TO DO:
Return the full material exactly.

COLLECTED MATERIAL:
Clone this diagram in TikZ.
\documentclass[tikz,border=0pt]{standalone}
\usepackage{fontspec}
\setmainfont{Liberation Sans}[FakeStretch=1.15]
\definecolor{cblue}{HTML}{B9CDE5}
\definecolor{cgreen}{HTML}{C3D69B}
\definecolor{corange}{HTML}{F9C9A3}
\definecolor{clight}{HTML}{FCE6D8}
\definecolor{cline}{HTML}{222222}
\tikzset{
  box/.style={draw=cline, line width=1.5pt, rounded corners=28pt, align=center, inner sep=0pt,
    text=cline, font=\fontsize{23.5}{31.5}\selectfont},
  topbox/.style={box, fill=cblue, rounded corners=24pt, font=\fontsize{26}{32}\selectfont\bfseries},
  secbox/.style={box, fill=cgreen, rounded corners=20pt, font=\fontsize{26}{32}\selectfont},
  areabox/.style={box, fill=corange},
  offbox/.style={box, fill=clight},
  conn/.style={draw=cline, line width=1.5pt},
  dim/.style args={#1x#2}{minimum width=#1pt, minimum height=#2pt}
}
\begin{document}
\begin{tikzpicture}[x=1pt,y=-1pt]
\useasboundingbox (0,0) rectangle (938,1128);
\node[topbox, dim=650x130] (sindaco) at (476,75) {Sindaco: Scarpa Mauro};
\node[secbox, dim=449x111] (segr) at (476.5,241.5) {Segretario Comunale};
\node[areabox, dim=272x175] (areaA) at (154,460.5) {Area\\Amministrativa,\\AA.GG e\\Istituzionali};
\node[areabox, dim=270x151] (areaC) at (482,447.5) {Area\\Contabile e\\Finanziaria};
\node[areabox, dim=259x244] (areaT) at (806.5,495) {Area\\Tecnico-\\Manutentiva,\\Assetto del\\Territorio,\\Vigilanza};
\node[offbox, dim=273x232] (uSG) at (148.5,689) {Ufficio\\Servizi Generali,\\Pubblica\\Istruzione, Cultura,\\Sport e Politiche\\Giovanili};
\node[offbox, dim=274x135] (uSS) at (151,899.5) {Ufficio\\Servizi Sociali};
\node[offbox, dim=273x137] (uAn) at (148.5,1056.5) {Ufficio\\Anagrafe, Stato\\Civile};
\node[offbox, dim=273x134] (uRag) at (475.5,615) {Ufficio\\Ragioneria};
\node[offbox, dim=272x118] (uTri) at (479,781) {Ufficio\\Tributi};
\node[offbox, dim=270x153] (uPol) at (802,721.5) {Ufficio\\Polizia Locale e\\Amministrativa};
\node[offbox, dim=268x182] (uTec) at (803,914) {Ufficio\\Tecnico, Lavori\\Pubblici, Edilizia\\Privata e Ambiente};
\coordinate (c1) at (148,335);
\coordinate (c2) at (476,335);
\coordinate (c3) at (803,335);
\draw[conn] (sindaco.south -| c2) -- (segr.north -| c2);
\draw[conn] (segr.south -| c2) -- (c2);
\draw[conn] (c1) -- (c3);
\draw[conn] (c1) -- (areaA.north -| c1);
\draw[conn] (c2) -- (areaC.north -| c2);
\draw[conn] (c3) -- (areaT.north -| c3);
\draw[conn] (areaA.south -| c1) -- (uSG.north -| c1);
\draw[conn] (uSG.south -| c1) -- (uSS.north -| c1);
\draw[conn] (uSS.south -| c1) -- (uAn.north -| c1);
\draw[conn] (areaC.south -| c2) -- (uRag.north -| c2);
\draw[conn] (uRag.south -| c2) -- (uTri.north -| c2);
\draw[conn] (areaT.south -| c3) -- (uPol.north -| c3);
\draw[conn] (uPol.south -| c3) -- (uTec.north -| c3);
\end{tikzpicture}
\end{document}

ANSWER TO THIS EXERCISE:
Clone this diagram in TikZ.
\documentclass[tikz,border=0pt]{standalone}
\usepackage{fontspec}
\setmainfont{Liberation Sans}[FakeStretch=1.15]
\definecolor{cblue}{HTML}{B9CDE5}
\definecolor{cgreen}{HTML}{C3D69B}
\definecolor{corange}{HTML}{F9C9A3}
\definecolor{clight}{HTML}{FCE6D8}
\definecolor{cline}{HTML}{222222}
\tikzset{
  box/.style={draw=cline, line width=1.5pt, rounded corners=28pt, align=center, inner sep=0pt,
    text=cline, font=\fontsize{23.5}{31.5}\selectfont},
  topbox/.style={box, fill=cblue, rounded corners=24pt, font=\fontsize{26}{32}\selectfont\bfseries},
  secbox/.style={box, fill=cgreen, rounded corners=20pt, font=\fontsize{26}{32}\selectfont},
  areabox/.style={box, fill=corange},
  offbox/.style={box, fill=clight},
  conn/.style={draw=cline, line width=1.5pt},
  dim/.style args={#1x#2}{minimum width=#1pt, minimum height=#2pt}
}
\begin{document}
\begin{tikzpicture}[x=1pt,y=-1pt]
\useasboundingbox (0,0) rectangle (938,1128);
\node[topbox, dim=650x130] (sindaco) at (476,75) {Sindaco: Scarpa Mauro};
\node[secbox, dim=449x111] (segr) at (476.5,241.5) {Segretario Comunale};
\node[areabox, dim=272x175] (areaA) at (154,460.5) {Area\\Amministrativa,\\AA.GG e\\Istituzionali};
\node[areabox, dim=270x151] (areaC) at (482,447.5) {Area\\Contabile e\\Finanziaria};
\node[areabox, dim=259x244] (areaT) at (806.5,495) {Area\\Tecnico-\\Manutentiva,\\Assetto del\\Territorio,\\Vigilanza};
\node[offbox, dim=273x232] (uSG) at (148.5,689) {Ufficio\\Servizi Generali,\\Pubblica\\Istruzione, Cultura,\\Sport e Politiche\\Giovanili};
\node[offbox, dim=274x135] (uSS) at (151,899.5) {Ufficio\\Servizi Sociali};
\node[offbox, dim=273x137] (uAn) at (148.5,1056.5) {Ufficio\\Anagrafe, Stato\\Civile};
\node[offbox, dim=273x134] (uRag) at (475.5,615) {Ufficio\\Ragioneria};
\node[offbox, dim=272x118] (uTri) at (479,781) {Ufficio\\Tributi};
\node[offbox, dim=270x153] (uPol) at (802,721.5) {Ufficio\\Polizia Locale e\\Amministrativa};
\node[offbox, dim=268x182] (uTec) at (803,914) {Ufficio\\Tecnico, Lavori\\Pubblici, Edilizia\\Privata e Ambiente};
\coordinate (c1) at (148,335);
\coordinate (c2) at (476,335);
\coordinate (c3) at (803,335);
\draw[conn] (sindaco.south -| c2) -- (segr.north -| c2);
\draw[conn] (segr.south -| c2) -- (c2);
\draw[conn] (c1) -- (c3);
\draw[conn] (c1) -- (areaA.north -| c1);
\draw[conn] (c2) -- (areaC.north -| c2);
\draw[conn] (c3) -- (areaT.north -| c3);
\draw[conn] (areaA.south -| c1) -- (uSG.north -| c1);
\draw[conn] (uSG.south -| c1) -- (uSS.north -| c1);
\draw[conn] (uSS.south -| c1) -- (uAn.north -| c1);
\draw[conn] (areaC.south -| c2) -- (uRag.north -| c2);
\draw[conn] (uRag.south -| c2) -- (uTri.north -| c2);
\draw[conn] (areaT.south -| c3) -- (uPol.north -| c3);
\draw[conn] (uPol.south -| c3) -- (uTec.north -| c3);
\end{tikzpicture}
\end{document}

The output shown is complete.